▼
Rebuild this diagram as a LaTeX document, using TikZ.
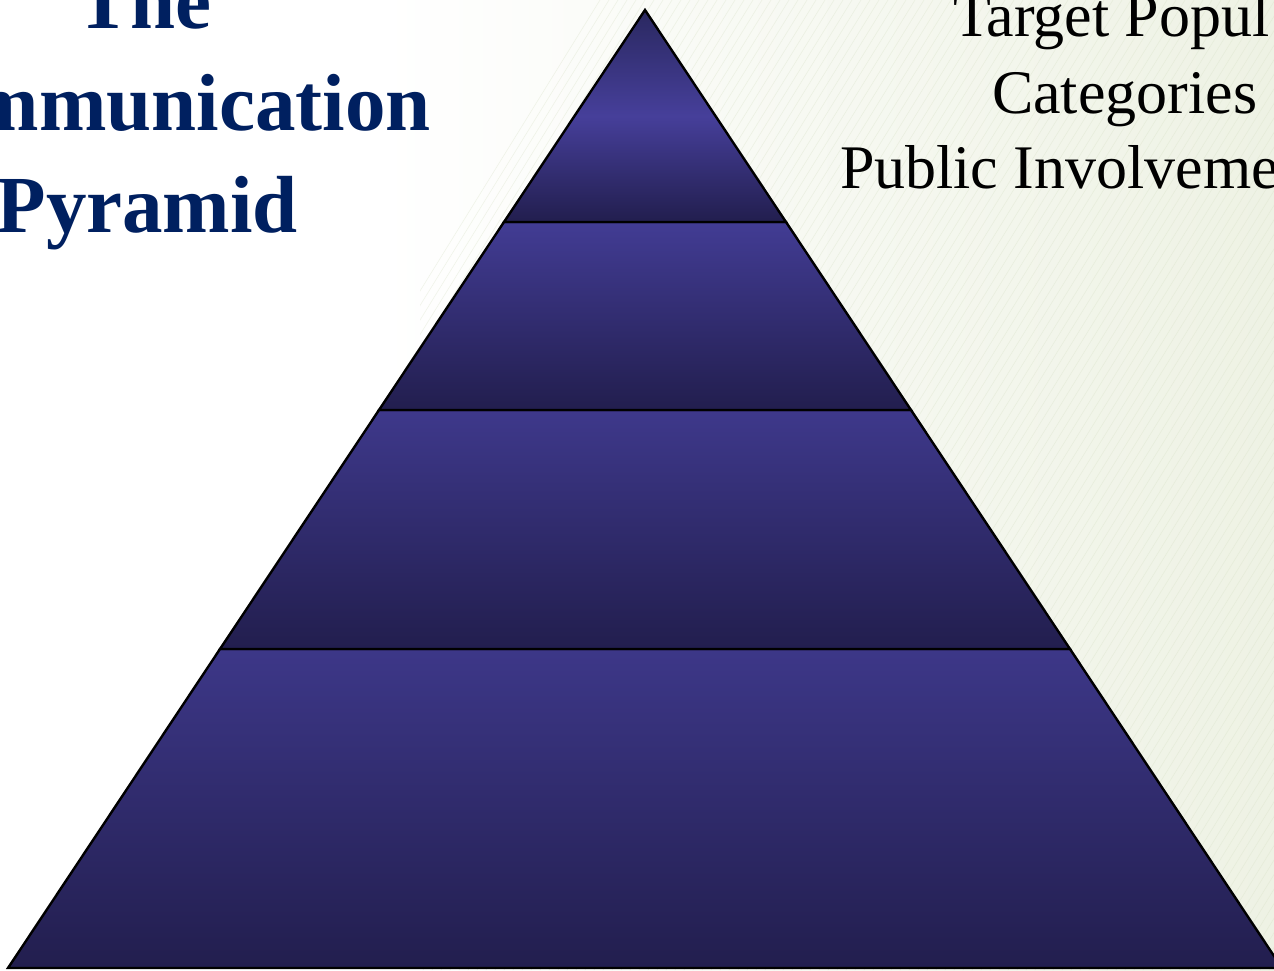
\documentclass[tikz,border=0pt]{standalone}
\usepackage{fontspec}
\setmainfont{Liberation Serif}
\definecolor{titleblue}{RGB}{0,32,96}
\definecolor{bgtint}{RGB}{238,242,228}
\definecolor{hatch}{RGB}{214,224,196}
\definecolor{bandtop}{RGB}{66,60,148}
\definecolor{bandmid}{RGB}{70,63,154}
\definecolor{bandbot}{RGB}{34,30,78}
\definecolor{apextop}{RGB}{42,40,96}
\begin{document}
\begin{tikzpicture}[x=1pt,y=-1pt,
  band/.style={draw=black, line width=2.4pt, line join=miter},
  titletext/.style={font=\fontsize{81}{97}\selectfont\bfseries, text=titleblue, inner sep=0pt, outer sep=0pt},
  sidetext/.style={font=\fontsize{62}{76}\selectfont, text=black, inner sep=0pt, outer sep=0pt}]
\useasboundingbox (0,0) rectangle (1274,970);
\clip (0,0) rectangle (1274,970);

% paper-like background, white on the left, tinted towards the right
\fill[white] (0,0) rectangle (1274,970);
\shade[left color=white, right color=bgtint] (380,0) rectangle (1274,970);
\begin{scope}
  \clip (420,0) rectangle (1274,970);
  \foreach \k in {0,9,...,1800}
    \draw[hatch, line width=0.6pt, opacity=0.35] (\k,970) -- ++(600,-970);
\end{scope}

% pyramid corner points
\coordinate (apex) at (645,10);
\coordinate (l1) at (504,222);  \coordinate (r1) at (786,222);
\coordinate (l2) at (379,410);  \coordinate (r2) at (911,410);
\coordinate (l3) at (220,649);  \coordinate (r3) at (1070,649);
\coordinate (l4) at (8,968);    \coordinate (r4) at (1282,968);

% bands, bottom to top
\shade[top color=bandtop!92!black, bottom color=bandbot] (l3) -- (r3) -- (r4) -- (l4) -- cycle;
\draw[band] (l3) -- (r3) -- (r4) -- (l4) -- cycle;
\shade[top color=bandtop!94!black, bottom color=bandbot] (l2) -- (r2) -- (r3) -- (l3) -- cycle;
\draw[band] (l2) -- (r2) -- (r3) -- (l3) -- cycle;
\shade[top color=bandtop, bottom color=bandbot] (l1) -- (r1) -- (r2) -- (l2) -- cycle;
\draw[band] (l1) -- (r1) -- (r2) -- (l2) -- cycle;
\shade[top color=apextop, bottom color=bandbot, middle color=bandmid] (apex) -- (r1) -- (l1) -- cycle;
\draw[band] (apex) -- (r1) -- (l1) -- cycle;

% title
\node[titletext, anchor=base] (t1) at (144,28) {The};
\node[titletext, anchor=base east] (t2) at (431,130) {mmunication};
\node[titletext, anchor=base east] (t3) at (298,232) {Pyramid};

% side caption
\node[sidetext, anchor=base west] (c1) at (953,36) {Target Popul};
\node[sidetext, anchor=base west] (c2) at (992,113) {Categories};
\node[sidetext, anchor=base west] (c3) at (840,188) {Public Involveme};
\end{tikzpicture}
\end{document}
▲
Short task. Copy the listing word for word, excluding its pictures.

Written solution.
Rebuild this diagram as a LaTeX document, using TikZ.
\documentclass[tikz,border=0pt]{standalone}
\usepackage{fontspec}
\setmainfont{Liberation Serif}
\definecolor{titleblue}{RGB}{0,32,96}
\definecolor{bgtint}{RGB}{238,242,228}
\definecolor{hatch}{RGB}{214,224,196}
\definecolor{bandtop}{RGB}{66,60,148}
\definecolor{bandmid}{RGB}{70,63,154}
\definecolor{bandbot}{RGB}{34,30,78}
\definecolor{apextop}{RGB}{42,40,96}
\begin{document}
\begin{tikzpicture}[x=1pt,y=-1pt,
  band/.style={draw=black, line width=2.4pt, line join=miter},
  titletext/.style={font=\fontsize{81}{97}\selectfont\bfseries, text=titleblue, inner sep=0pt, outer sep=0pt},
  sidetext/.style={font=\fontsize{62}{76}\selectfont, text=black, inner sep=0pt, outer sep=0pt}]
\useasboundingbox (0,0) rectangle (1274,970);
\clip (0,0) rectangle (1274,970);

% paper-like background, white on the left, tinted towards the right
\fill[white] (0,0) rectangle (1274,970);
\shade[left color=white, right color=bgtint] (380,0) rectangle (1274,970);
\begin{scope}
  \clip (420,0) rectangle (1274,970);
  \foreach \k in {0,9,...,1800}
    \draw[hatch, line width=0.6pt, opacity=0.35] (\k,970) -- ++(600,-970);
\end{scope}

% pyramid corner points
\coordinate (apex) at (645,10);
\coordinate (l1) at (504,222);  \coordinate (r1) at (786,222);
\coordinate (l2) at (379,410);  \coordinate (r2) at (911,410);
\coordinate (l3) at (220,649);  \coordinate (r3) at (1070,649);
\coordinate (l4) at (8,968);    \coordinate (r4) at (1282,968);

% bands, bottom to top
\shade[top color=bandtop!92!black, bottom color=bandbot] (l3) -- (r3) -- (r4) -- (l4) -- cycle;
\draw[band] (l3) -- (r3) -- (r4) -- (l4) -- cycle;
\shade[top color=bandtop!94!black, bottom color=bandbot] (l2) -- (r2) -- (r3) -- (l3) -- cycle;
\draw[band] (l2) -- (r2) -- (r3) -- (l3) -- cycle;
\shade[top color=bandtop, bottom color=bandbot] (l1) -- (r1) -- (r2) -- (l2) -- cycle;
\draw[band] (l1) -- (r1) -- (r2) -- (l2) -- cycle;
\shade[top color=apextop, bottom color=bandbot, middle color=bandmid] (apex) -- (r1) -- (l1) -- cycle;
\draw[band] (apex) -- (r1) -- (l1) -- cycle;

% title
\node[titletext, anchor=base] (t1) at (144,28) {The};
\node[titletext, anchor=base east] (t2) at (431,130) {mmunication};
\node[titletext, anchor=base east] (t3) at (298,232) {Pyramid};

% side caption
\node[sidetext, anchor=base west] (c1) at (953,36) {Target Popul};
\node[sidetext, anchor=base west] (c2) at (992,113) {Categories};
\node[sidetext, anchor=base west] (c3) at (840,188) {Public Involveme};
\end{tikzpicture}
\end{document}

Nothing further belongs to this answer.